Environment Agency (EA) enforcement officers in the north-east of England are wearing cameras – known as ‘bodycams’ – as part of a six-month trial.
The trial, the first within the organisation, was suggested by an officer who had been threatened with violence during a site visit.
If successful, bodycams – now the norm among many enforcement agencies – could be rolled out to EA teams across the country and used at visits to poor-performing or illegal waste sites.
The trial will assess whether cameras can help reduce incidences of antisocial behaviour, assaults and threats against staff, particularly those who work with unregulated and illegal waste sites. According to the EA, waste enforcement officers regularly encounter aggressive behaviour.
Since the trial started in April, officers have been wearing the devices during routine activities, and activate them only if they encounter a hostile situation or site.
Officers have reported that wearing the cameras has prevented threatening situations from escalating.
The idea came from Paul Whitehill, an ex-police officer, who was threatened when he and a colleague were on a routine visit to an illegal waste site. He said: “I worked with body cameras in the police and saw how effective they can be, so suggested we run a trial.”
Rachael Caldwell from the EA’s waste and enforcement department said: “The safety of our staff is paramount. They are well trained in dealing with hostile situations and we take any threat against them very seriously. But our preference is to prevent hostility in the first place.

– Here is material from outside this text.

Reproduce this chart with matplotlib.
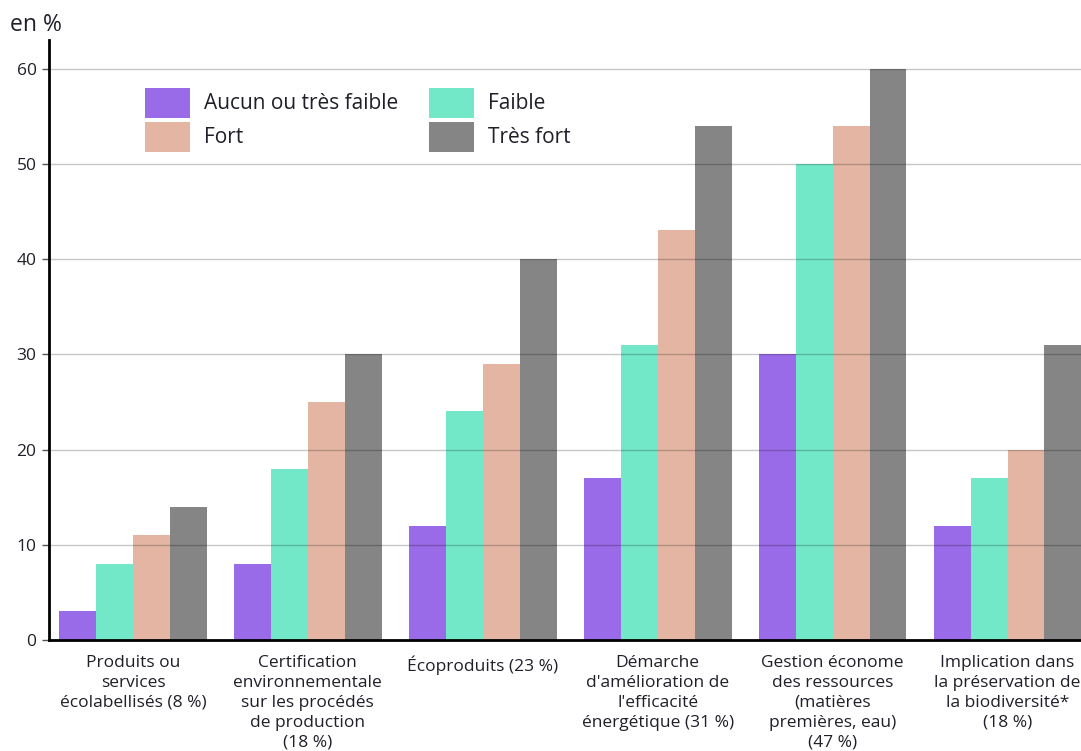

“Studies also show that people are less likely to contest the evidence when they know their offence is captured on camera. This could help speed up justice and reduce legal costs.”
Officers in the trial must follow guidelines. The cameras will not be permanently switched on and people will be informed if they are being filmed. If they are used the footage is automatically deleted after a month unless it is required for evidential purposes.
MRW reported in June that staff at LondonWaste had been kitted out with bodycams after an employee was assaulted by a member of the public.